Politically, I disagree with his analysis, but that's besides the point. I wasn't shocked by his comments because they're no different from a lot of commentators I've seen discussing the subject. What shocked me was the vitriol against him, the big bucket of shit poured over the head by even fellow comic-book creators for saying what was on his mind.
Obviously, it's within their rights to exercise the First Amendment as much as it was within Frank's to make the original point. But there's something so distasteful about that cyber-mob mentality that revolts me. It's not just that I like the guy, that his body of work is among the best the industry has ever seen. It's the GLEE I'm seeing from some people and, worse, the calls I've seen to boycott his work because his perspective on a point differs from yours and mine.

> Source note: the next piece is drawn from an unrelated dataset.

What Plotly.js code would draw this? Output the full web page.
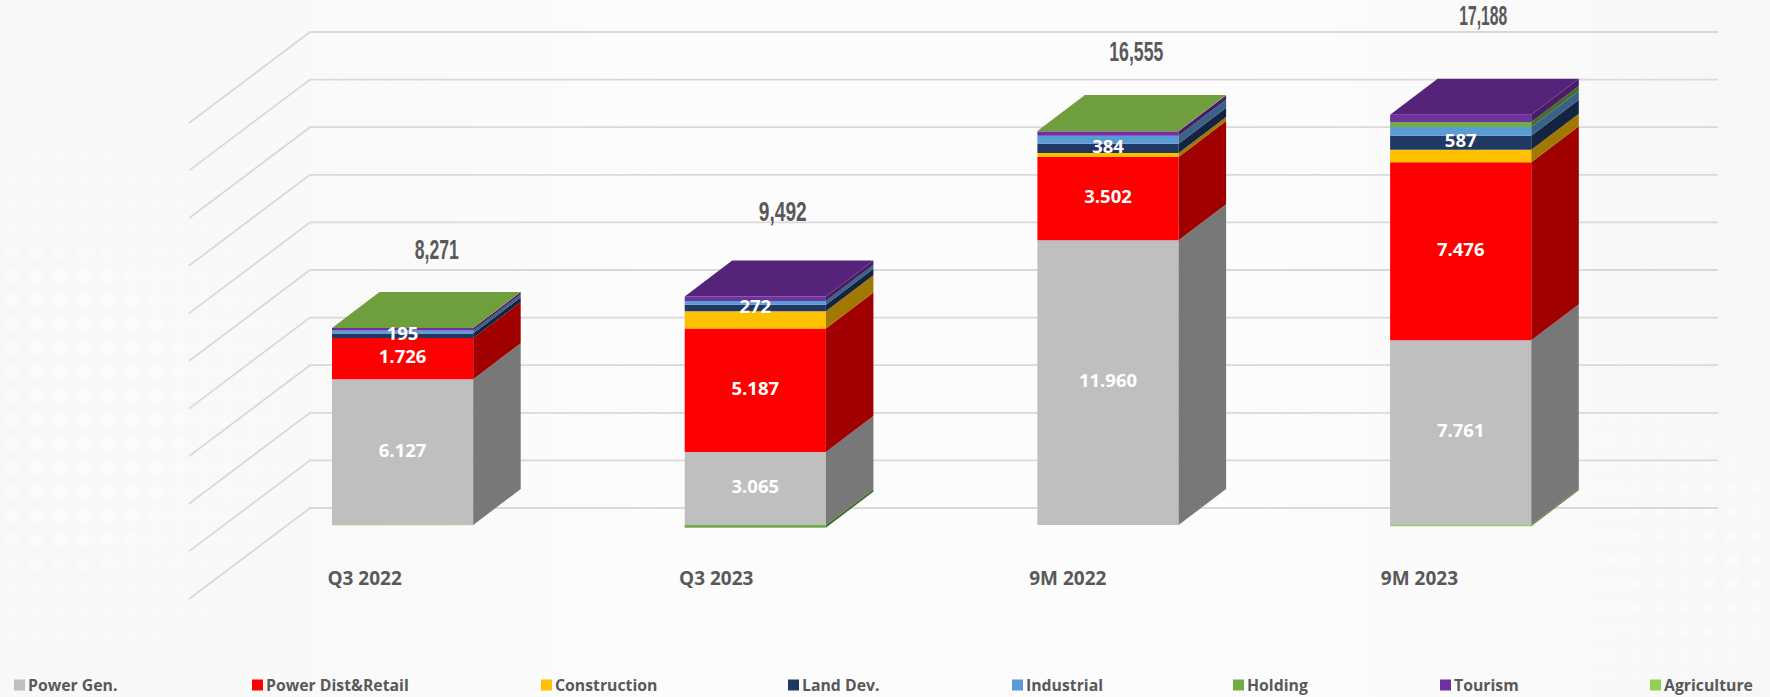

I'm reminded of the time, in the heated period leading up to the Gulf War, when over a thousand people signed a cyber-petition to have me fired from Marvel because I disagreed with the war in Iraq as a response to 9/11. Bill Jemas, quite bravely, bounced this back saying that one of the things he liked about America is that you can say what you like without fear that you're going to lose your job. Liberalism doesn't mean throwing guys in jail who DISAGREE with your liberalism. It means accepting that society is richer when everybody has a voice. Starting economic sanctions against a writer until they shut up and agree with you is horrific.
I dunno. I just hate a mob. I think it demeans us. I also hate a bandwagon and would urge my fellow left-wing readers to boycott Miller no less than HP Lovecraft, Steve Ditko, David Mamet or any other writer who might not share my personal philosophy, but who's work I'm happy to have on my shelves.